ISTOÉ – O sr. idealiza um trabalho que contivesse lazer e um lazer que contivesse trabalho. Como isso funcionaria?
Kurz – Poderíamos imaginar produzir coisas necessárias para a vida num ambiente agradável, onde tudo é bonito, onde você tem direito a pausas, onde ninguém tem que perguntar se pode ir ao banheiro. Que isso pudesse ser organizado por você mesmo, que se daria, por exemplo, uma grande pausa para o almoço. Que houvesse uma forma de cultura, biblioteca, filmes, ligados à produção. Seria desejável também uma nova forma de arquitetura para que o morar, o trabalhar e o lazer estivessem todos interligados. Não numa área externa, horrível. Podemos criar um local social em que a pessoa não seja reduzida à função que exerce apenas.

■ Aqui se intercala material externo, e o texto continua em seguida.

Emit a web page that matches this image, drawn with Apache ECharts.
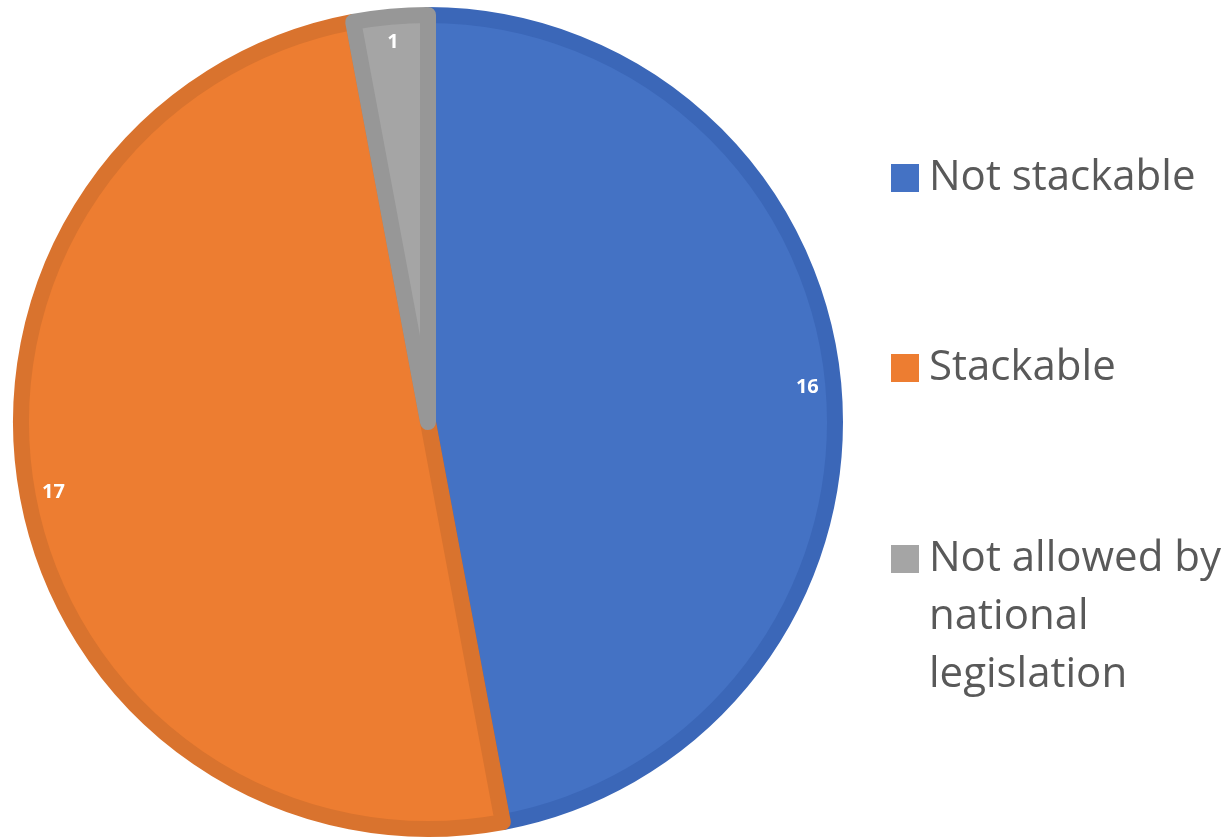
<!DOCTYPE html>
<html>
<head>
<meta charset="utf-8">
<script src="https://cdn.jsdelivr.net/npm/echarts@6/dist/echarts.min.js"></script>
<style>
  html, body { margin: 0; padding: 0; background: #ffffff; }
  #chart { width: 1230px; height: 840px; }
</style>
</head>
<body>
<div id="chart"></div>
<script>
// Survey answers: how member states treat the measure
const categories = ['Not stackable', 'Stackable', 'Not allowed by national legislation'];
const counts = [16, 17, 1];
const fillColors = ['#4472C4', '#ED7D31', '#A5A5A5'];
const edgeColors = ['#3B67B8', '#D9732E', '#979797'];

const FONT = '"Open Sans", "Liberation Sans", sans-serif';

const slices = categories.map((name, i) => ({
  name,
  value: counts[i],
  itemStyle: { color: fillColors[i], borderColor: edgeColors[i] }
}));

const labelSlices = categories.map((name, i) => ({ name, value: counts[i] }));

function legendFor(name, top, formatter) {
  return {
    data: [name],
    left: 891,
    top: top,
    padding: 0,
    itemWidth: 28,
    itemHeight: 28,
    icon: 'rect',
    selectedMode: false,
    formatter: formatter,
    itemStyle: { borderWidth: 0 },
    textStyle: {
      fontFamily: FONT,
      fontSize: 42,
      color: '#595959',
      lineHeight: 58,
      padding: [0, 0, 0, 5]
    }
  };
}

const chart = echarts.init(document.getElementById('chart'), null, { renderer: 'canvas' });
chart.setOption({
  animation: false,
  backgroundColor: '#ffffff',
  textStyle: { fontFamily: FONT },
  legend: [
    legendFor(categories[0], 149),
    legendFor(categories[1], 339),
    // two leading blank lines keep the marker beside the first text line
    legendFor(categories[2], 414, () => '\n\nNot allowed by\nnational\nlegislation')
  ],
  series: [
    {
      type: 'pie',
      center: [428, 422],
      radius: [0, 407],
      startAngle: 90,
      clockwise: true,
      silent: true,
      itemStyle: { borderWidth: 16 },
      label: { show: false },
      labelLine: { show: false },
      data: slices
    },
    {
      // transparent ring that carries the value labels near the rim
      type: 'pie',
      center: [428, 422],
      radius: [341, 415],
      startAngle: 90,
      clockwise: true,
      silent: true,
      itemStyle: { color: 'rgba(0,0,0,0)', borderWidth: 0 },
      label: {
        show: true,
        position: 'inside',
        formatter: '{c}',
        color: '#ffffff',
        fontFamily: FONT,
        fontWeight: 'bold',
        fontSize: 20
      },
      labelLine: { show: false },
      data: labelSlices
    }
  ]
});
</script>
</body>
</html>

ISTOÉ – Como uma pessoa pode melhorar sua vida antes que haja uma mudança do sistema de trabalho?
Kurz – Acho que não se pode melhorar individualmente. Aristóteles já dizia que o homem é um ser social. E a idéia do capitalismo é de que só se pode usufruir do que é bom solitariamente. Mas isso é impossível. Só poderemos melhorar nossa situação se for junto com os outros.

ISTOÉ – Quantas horas o sr. trabalha por dia?
Kurz – Algumas vezes trabalho mais, algumas vezes menos. Tenho muitas atividades, mas, quando posso, gosto de me distanciar um pouco. Mas minha situação é diferente da situação de uma pessoa que trabalha numa fábrica.

ISTOÉ – Qual é a melhor forma de usar o horário livre?
Kurz – Não quero repetir agora lugares comuns, como, por exemplo, ler um bom livro. Talvez, uma boa forma de usar o horário livre seja parar para pensar. Pensar sobre a própria vida. Para isso você não precisa de máquinas caras. É de graça.